Response surface methodology (RSM) and artificial neural network (ANN) simulations for thermal flow hybrid nanofluid flow with Darcy-Forchheimer effects

Abstract

The goal of this study is to examine the radiative properties of a Cu−Al2O3/water hybrid nanofluid with respect to joule heating and suction effects over a stretched sheet. The copper and aluminium oxide nanoparticles are used to increase the thermal impact of water base fluid. The Darcy-Forchheimer theory is used to endorse the inertial and porous media effects and makes the model more interesting from the physical scenario. The partial differential equations (PDEs) are converted to nonlinear ordinary differential equations (ODEs) through similarity transformation and then numerically solved using the shooting technique with the assistance of a built-in function in Maple software. The impacts of relevant parameters on temperature and velocity profiles, as well as local Nusselt number and skin friction, are discussed. A derivative-based sensitivity analysis is performed to determine different values of physical parameters that affect response functions (skin friction coefficient, Nusselt number) under a given set of assumptions. The effect of the suction, magnetic, and permeability parameters on the solutions is observed to be significant.

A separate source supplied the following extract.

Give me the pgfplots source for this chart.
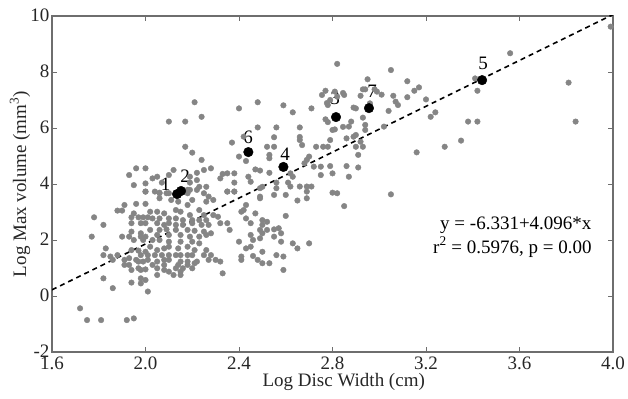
\documentclass[border=0pt]{standalone}
\usepackage{fontspec}
\setmainfont{Liberation Serif}
\usepackage{pgfplots}
\pgfplotsset{compat=1.18}
\usepackage{pgfplotstable}
\definecolor{dotgray}{HTML}{858585}
\definecolor{axgray}{HTML}{6E6E6E}
\newcommand{\cf}{\fontsize{19bp}{22bp}\selectfont}
\pgfplotstableread{
x y
2.00 3.73
2.04 3.73
2.06 3.67
2.10 3.67
2.15 3.73
2.18 3.79
2.22 3.79
2.25 3.67
2.27 3.55
2.35 3.73
2.38 3.73
2.49 3.55
2.56 3.85
2.62 3.91
2.66 3.91
2.69 3.91
2.71 3.91
2.69 3.73
2.80 3.69
1.91 3.25
1.96 3.29
2.00 3.29
2.06 3.49
2.11 3.43
2.14 3.37
2.18 3.25
2.20 3.43
2.26 3.37
2.29 3.43
2.42 3.07
2.43 3.25
2.49 3.49
2.55 3.61
2.60 3.61
2.65 3.41
2.69 3.49
1.88 3.05
1.90 3.05
1.95 2.95
2.02 3.01
2.05 3.01
2.08 2.95
2.13 3.07
2.15 3.01
2.19 2.89
2.23 3.07
2.25 2.89
2.29 2.89
2.31 2.83
2.41 3.01
2.47 2.95
2.60 2.86
1.78 2.81
1.94 2.81
1.97 2.81
1.99 2.81
2.01 2.81
2.03 2.77
2.06 2.77
2.10 2.77
2.13 2.77
2.16 2.71
2.20 2.71
2.23 2.71
2.26 2.71
2.32 2.60
2.35 2.60
2.36 2.36
2.43 2.77
2.45 2.60
2.50 2.71
2.52 2.65
2.50 2.54
1.82 2.54
1.94 2.60
1.98 2.60
2.00 2.60
2.05 2.60
2.08 2.54
2.10 2.60
2.13 2.54
2.16 2.54
2.20 2.60
2.24 2.54
2.27 2.54
1.94 2.30
1.98 2.24
2.02 2.36
2.06 2.36
2.09 2.38
2.13 2.36
2.18 2.36
2.21 2.33
2.25 2.30
2.28 2.24
2.49 2.36
2.52 2.36
2.55 2.38
2.57 2.42
1.93 2.12
1.77 2.12
1.90 2.12
1.98 2.12
2.00 2.12
2.05 2.18
2.10 2.18
2.15 2.18
2.19 2.12
2.23 2.12
2.26 2.18
2.45 2.18
2.50 2.24
2.58 2.24
2.63 1.88
2.70 1.88
1.95 2.00
1.99 2.00
2.03 2.00
2.06 2.00
2.10 1.94
2.15 1.94
2.20 1.94
2.23 1.88
2.40 1.94
2.46 2.00
2.49 2.06
2.55 2.12
2.58 1.94
2.45 1.76
1.83 1.70
1.94 1.64
1.97 1.62
2.00 1.58
2.02 1.76
2.05 1.64
2.08 1.70
2.10 1.76
2.14 1.70
2.18 1.76
2.21 1.64
2.26 1.64
2.43 1.70
2.50 1.58
2.65 1.70
1.82 1.46
1.85 1.41
1.88 1.46
1.98 1.46
2.01 1.46
2.04 1.46
2.07 1.46
2.10 1.46
2.13 1.46
2.15 1.46
2.18 1.46
2.20 1.46
2.25 1.46
2.28 1.46
2.46 1.43
2.41 1.41
2.56 1.46
1.86 1.29
1.91 1.29
1.93 1.35
1.96 1.29
1.97 1.23
1.99 1.23
2.01 1.29
2.05 1.23
2.08 1.29
2.10 1.29
2.15 1.23
2.18 1.23
2.22 1.23
2.27 1.29
2.30 1.29
2.32 1.23
2.41 1.29
2.48 1.29
2.50 1.17
2.53 1.17
2.59 1.41
1.93 1.11
2.03 1.11
2.08 1.11
2.14 1.11
2.18 1.11
2.21 1.17
1.91 1.11
1.94 0.93
1.97 0.99
2.00 0.95
2.05 0.99
2.08 0.93
2.13 0.99
2.16 0.99
2.20 0.99
2.10 0.87
2.15 0.87
1.98 0.93
2.59 0.93
2.33 0.81
2.12 0.75
2.15 0.75
1.82 0.63
1.98 0.63
2.00 0.57
2.05 0.75
1.86 0.28
1.94 0.48
1.98 0.45
2.01 0.16
1.72 -0.44
1.75 -0.86
1.81 -0.86
1.92 -0.86
1.95 -0.80
2.82 8.29
2.21 6.92
2.24 6.40
2.10 6.23
2.17 6.23
2.40 6.70
2.48 6.92
2.59 6.81
2.63 6.56
2.71 6.70
2.77 7.33
2.81 7.30
2.79 7.00
2.82 7.12
2.48 6.02
2.56 6.02
2.66 6.02
2.77 6.31
2.81 5.95
2.17 5.33
2.20 5.12
2.24 4.86
2.37 5.48
2.42 5.69
2.40 4.98
2.43 4.82
2.52 5.33
2.55 5.33
2.55 5.67
2.53 5.04
2.53 4.92
2.66 5.57
2.67 5.39
2.70 4.98
2.69 4.86
2.68 4.74
2.73 5.33
2.76 5.33
2.78 5.33
2.79 5.57
2.72 4.62
2.75 4.62
2.79 4.64
2.80 4.38
2.62 4.38
2.63 4.26
2.56 4.05
2.61 4.05
2.47 4.52
2.49 4.48
2.53 4.40
2.44 4.26
2.45 4.08
2.50 3.90
2.49 3.85
2.38 4.38
2.35 4.38
2.33 4.36
2.32 4.20
2.38 4.05
2.35 3.73
2.38 3.73
2.28 4.56
2.25 4.50
2.22 4.40
2.19 4.26
2.22 4.14
2.19 4.05
2.23 3.90
2.26 3.90
2.12 4.50
2.10 4.32
2.05 4.26
2.03 4.20
2.07 4.05
2.00 4.56
1.96 4.56
1.93 4.32
2.00 4.02
1.95 3.96
2.00 3.73
2.06 3.69
2.09 3.67
2.19 3.79
2.18 3.67
2.82 3.67
3.99 9.62
3.56 8.67
3.81 7.62
3.84 6.23
3.41 7.77
3.42 7.33
3.38 6.23
3.42 6.23
3.35 5.55
3.28 5.33
3.16 5.13
3.05 3.63
3.05 8.07
3.12 7.67
3.15 7.33
3.17 7.45
3.12 7.10
3.20 7.02
3.22 6.40
3.24 6.56
3.06 7.15
3.07 6.94
3.08 6.82
3.04 6.61
3.02 6.05
3.01 7.19
2.95 7.74
2.93 7.38
2.94 7.38
2.98 7.38
2.99 7.30
2.92 7.15
2.96 6.88
2.85 7.18
2.89 6.73
2.90 6.70
2.93 6.37
2.94 6.11
2.94 5.93
2.87 6.05
2.88 6.23
2.89 5.69
2.90 5.75
2.86 5.63
2.92 5.51
2.93 5.33
2.90 5.33
2.91 5.04
2.86 4.64
2.91 4.59
2.87 4.26
2.755 7.18
2.776 6.89
2.78 6.82
2.845 7.25
2.78 6.21
2.80 5.93
2.845 6.04
2.66 5.68
2.75 4.32
2.85 3.21
}\graydata
\pgfplotstableread{
x y
2.135 3.64
2.152 3.75
2.815 6.39
2.59 4.61
3.44 7.71
2.44 5.14
2.956 6.71
}\blackdata
\begin{document}
\begin{tikzpicture}
\useasboundingbox (0,0) rectangle (628bp,399bp);
\begin{axis}[
  at={(52bp,47bp)}, anchor=south west,
  scale only axis, width=561bp, height=336bp,
  xmin=1.6, xmax=4.0, ymin=-2, ymax=10,
  xtick={1.6,2.0,2.4,2.8,3.2,3.6,4.0},
  ytick={-2,0,2,4,6,8,10},
  /pgf/number format/assume math mode=true,
  tick label style={font=\cf, color=black!85},
  xticklabel style={/pgf/number format/fixed, /pgf/number format/fixed zerofill, /pgf/number format/precision=1, yshift=-1bp},
  yticklabel style={xshift=1bp, yshift=1bp},
  tick align=inside, tick pos=both,
  major tick length=5bp,
  axis line style={color=axgray, line width=1.1pt},
  every tick/.style={color=axgray, line width=0.8pt},
  xlabel={Log Disc Width (cm)},
  ylabel={Log Max volume (mm\textsuperscript{3})},
  label style={font=\cf, color=black!85},
  xlabel style={at={(axis description cs:0.52,-0.09)}, anchor=center},
  ylabel style={at={(axis description cs:-0.057,0.5)}, anchor=center},
  clip=true,
]
\addplot[only marks, mark=*, mark size=2.8bp, color=dotgray, mark options={draw=dotgray, fill=dotgray}] table[x=x,y=y] {\graydata};
\addplot[black, dashed, line width=1.6pt, dash pattern=on 5bp off 4bp] coordinates {(1.6,0.2206) (4.0,10.053)};
\addplot[only marks, mark=*, mark size=4.8bp, color=black] table[x=x,y=y] {\blackdata};
\node[font=\cf] at (axis cs:2.086,4.00) {1};
\node[font=\cf] at (axis cs:2.169,4.29) {2};
\node[font=\cf] at (axis cs:2.811,7.07) {3};
\node[font=\cf] at (axis cs:2.597,5.07) {4};
\node[font=\cf] at (axis cs:3.444,8.32) {5};
\node[font=\cf] at (axis cs:2.439,5.68) {6};
\node[font=\cf] at (axis cs:2.969,7.32) {7};
\node[font=\cf, anchor=base west, inner sep=0pt] at (axis cs:3.26,2.36) {y = -6.331+4.096*x};
\node[font=\cf, anchor=base west, inner sep=0pt] at (axis cs:3.23,1.535) {r\textsuperscript{2} = 0.5976, p = 0.00};
\end{axis}
\end{tikzpicture}
\end{document}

On the decreasing surface, an increase in copper nanoparticle volume fractions induces an improvement in local skin friction and a decrease in local Nusselt number. Moreover, in order to predict the skin friction and local Nusselt number, we employed an artificial neural network (ANN). This study revealed that the ANN method can predict skin friction and local Nusselt number (R2=0.98 and R2=0.99 respectively). As a result, this study is useful for engineers and scientists who want to learn about the features of the flow, its behavior, and how to anticipate it.